But for all that remains the same, Antarctica is constantly changing. Every year, the continent doubles in size as the ocean freezes around it; the ice shelf shifts; glaciers calve off. Whales once hunted are now protected; krill once ignored are now trawled; land once desolate now sees thousands of tourists a season.
I make myself a cold supper of leftover pasta and think of our return. Back on the Cormorant, Thom and I will be eating well, my solitude will be replaced with lectures and slide shows, and I’ll wish I were here, among the penguins.
I finish eating and clean up. At nearly ten o’clock, it’s bright outside, the sun still hours away from its temporary disappearance. I take a walk, heading up toward the colony that was so heavily trafficked today, the one the man visited before he fell. The penguins are still active, bringing rocks to fortify their nests, feeding their chicks. Some are sitting on eggs; others are returning from the sea to reunite with their mates, greeting one another with a call of recognition, a high-pitched rattling squawk.
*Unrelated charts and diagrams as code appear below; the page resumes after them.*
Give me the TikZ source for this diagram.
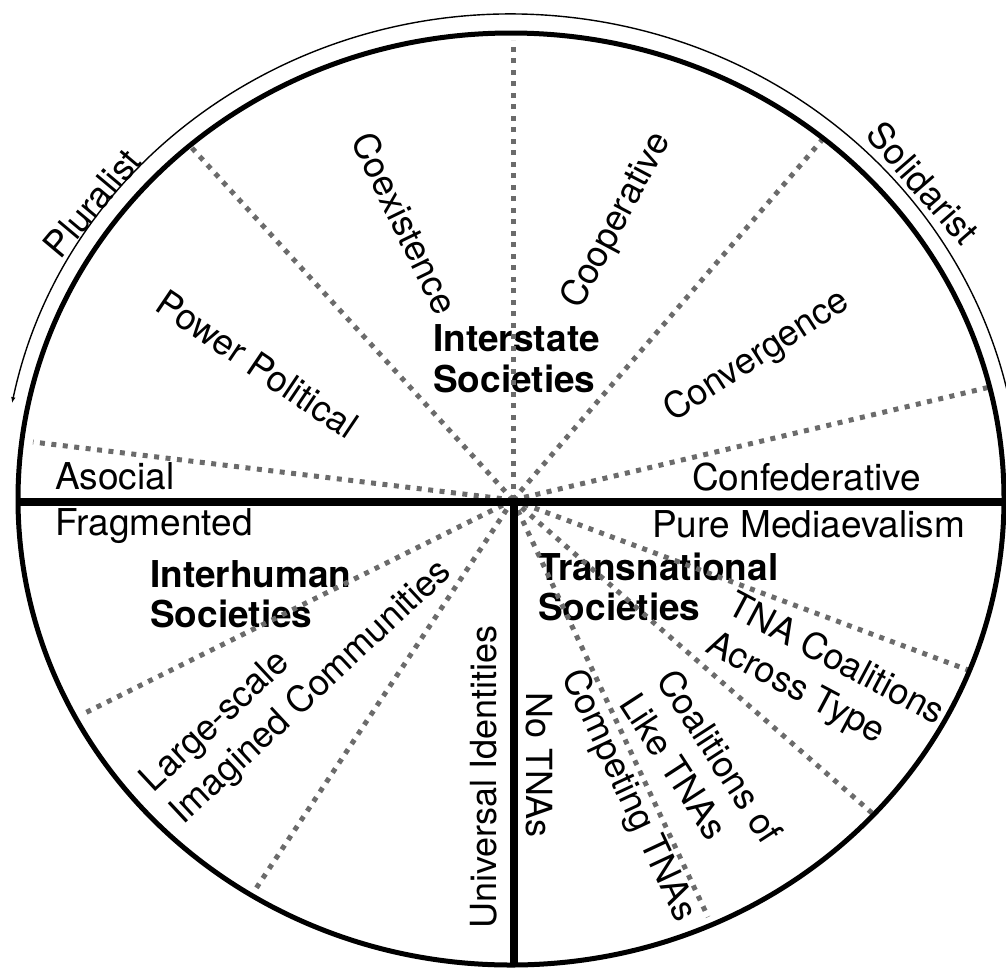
\documentclass[tikz,border=0pt]{standalone}
\usepackage{fontspec}
\setmainfont{TeX Gyre Heros}
\usetikzlibrary{arrows.meta}
\begin{document}
\begin{tikzpicture}[x=1pt,y=-1pt,
  lab/.style={font=\fontsize{36}{44}\selectfont, inner sep=0pt, align=left},
  hlab/.style={font=\fontsize{37}{42}\selectfont, inner sep=0pt, anchor=base west},
  blab/.style={font=\fontsize{37}{42}\selectfont\bfseries, inner sep=0pt, anchor=base west},
  dotline/.style={draw=black!58, line width=5pt, dash pattern=on 5pt off 6.5pt},
  rim/.style={line width=5pt},
  divider/.style={line width=8pt},
  scalearc/.style={line width=1.4pt}]
\useasboundingbox (0,0) rectangle (1006,967);
\clip (0,0) rectangle (1006,967);

% centres
\coordinate (O) at (513,500);
\coordinate (C) at (511,499);

% labels
\node[lab, rotate=50]  (plur) at (92,203)  {Pluralist};
\node[lab, rotate=-49] (soli) at (923,183) {Solidarist};
\node[lab, rotate=-64] (coex) at (405,223) {Coexistence};
\node[lab, rotate=62]  (coop) at (617,221) {Cooperative};
\node[lab, rotate=-34] (powp) at (257,364) {Power Political};
\node[lab, rotate=33]  (conv) at (757,357) {Convergence};
\node[hlab] (asoc) at (55,489)  {Asocial};
\node[hlab] (conf) at (692,490) {Confederative};
\node[blab] (is1) at (433,351) {Interstate};
\node[blab] (is2) at (433,392) {Societies};
\node[hlab] (frag) at (55,535) {Fragmented};
\node[blab] (ih1) at (150,587) {Interhuman};
\node[blab] (ih2) at (150,627) {Societies};
\node[lab, rotate=43] (lsic) at (297,677) {Large-scale\\Imagined Communities};
\node[lab, rotate=90] (ui) at (484,777) {Universal Identities};
\node[hlab] (pm) at (652,537) {Pure Mediaevalism};
\node[blab] (tn1) at (538,580) {Transnational};
\node[blab] (tn2) at (538,620) {Societies};
\node[lab, rotate=-28] (tcat) at (825,680) {TNA Coalitions\\Across Type};
\node[lab, rotate=-57] (colt) at (702,768) {Coalitions of\\Like TNAs};
\node[lab, rotate=-65] (ct) at (628,796) {Competing TNAs};
\node[lab, rotate=-90] (nt) at (539,765) {No TNAs};

% dotted spokes
\coordinate (u1) at (33,442);
\coordinate (u2) at (192,148);
\coordinate (u3) at (513,40);
\coordinate (u4) at (822,140);
\coordinate (u5) at (990,387);
\coordinate (l1) at (85,713);
\coordinate (l2) at (255,890);
\coordinate (r1) at (968,670);
\coordinate (r2) at (872,813);
\coordinate (r3) at (708,917);
\foreach \e in {u1,u2,u3,u4,u5,l1,l2,r1,r2,r3}
  \draw[dotline] (O) -- (\e);

% rim and dividers
\draw[rim] (C) ellipse [x radius=493, y radius=466];
\coordinate (W) at (18,502);
\coordinate (E) at (1004,502);
\coordinate (H) at (514,502);
\coordinate (S) at (514,966);
\draw[divider] (W) -- (E);
\draw[divider] (H) -- (S);

% outer scale arc
\draw[scalearc, {Latex[length=6pt,width=4.5pt]}-]
  (C) ++(-168.6:509 and 485) arc[start angle=-168.6, end angle=-11.4, x radius=509, y radius=485];
\end{tikzpicture}
\end{document}
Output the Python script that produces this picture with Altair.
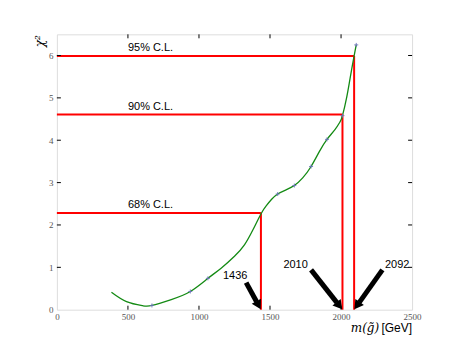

I sit down on a rock, about fifteen feet away from the nearest nest, and watch the birds amble up the trail from the water. They appear to be ignoring me, but I know that they aren’t; I know that their heart rates increase when I walk past, that they move faster when I’m around. Thom and I have been studying the two largest penguin colonies here, tracking their numbers and rates of reproduction, to gauge the effects of tourism and human contact. This island is one of the most frequently visited spots in Antarctica, and our data show that the birds have noticed: They’re experiencing stress, lower birth rates, fewer fledging chicks. It’s a strange irony that the hands that feed our research are the same hands that guide the Cormorant here every season, and I’ve often contemplated what will happen when the results of our study are published.
Sometimes when I watch the penguins, I become so mesmerized by the sounds of their purrs and squawks, by the precision of their clumsy waddle, that I forget I have another life, somewhere else—that I rent a cottage in Eugene, that I teach marine biology at the University of Oregon, that I’m thirty-four years old and not yet on a tenure track, that I haven’t had a real date in three years. I forget that my life now is only as good as my next grant, and that when the money dries up, I’m afraid I will, too.
I first came to Antarctica eight years ago, to study the emperor penguins at McMurdo Station. I’ve returned every season since then, most frequently to these islands on the peninsula. It’ll be years before our Antarctic Penguins Project study is complete, but because Thom’s kids are young, he’ll be taking the next few seasons off. I’m already looking forward to coming back next year.
What I’d like is to return to the Ross Sea, thousands of miles farther south, to the emperors—the only Antarctic birds that breed in winter, right on the ice. Emperors don’t build nests; they live entirely on fast ice and in the water, never setting foot on solid land. I love that, during breeding season, the female lays her egg, scoots it over to the male, and then takes off, traveling a hundred miles across the frozen ocean to open water and swimming away to forage for food. She comes back when she’s fat and ready to feed her chick.
My mother, who has given up on marriage and grandkids for her only daughter, says that this is my problem, that I think like an emperor. I expect a man to sit tight and wait patiently while I disappear across the ice. I don’t build nests.
When the female emperor returns, she uses a signature call to find her partner. When they’re reunited, they move in close and bob their heads toward each other, shoulder to shoulder in an armless hug, raising their beaks in what we call the ecstatic cry. Penguins are romantics. Many mate for life.
IN THE SUMMER, Antarctic sunsets last forever. The sky surrenders to an overnight dusk, a grayish light that dims around midnight. As I prepare to turn in, I hear the splatter of penguins bathing in their slush, the barely perceptible pats of their webbed feet on the rocks.
Inside my tent, I extinguish my lamp and set a flashlight nearby, turning over until I find a comfortable angle. The rocks are ice-cold, the padding under my sleeping bag far too thin. When I finally put my head down, I hear a loud splash—clearly made by something much larger than a penguin.
Feeling suddenly uneasy, I turn on my lamp again. I throw on a jacket, grab my flashlight, and hurry outside, climbing my way down to the rocky beach.
I can see a figure in the water, but it’s bulky and oddly shaped, not smooth and sleek, like a seal. I shine my flashlight on it and see red.
It’s a man, in his cruise-issued parka, submerged in the water up to his waist. He looks into the glare of my flashlight. I stand there, too stunned to move.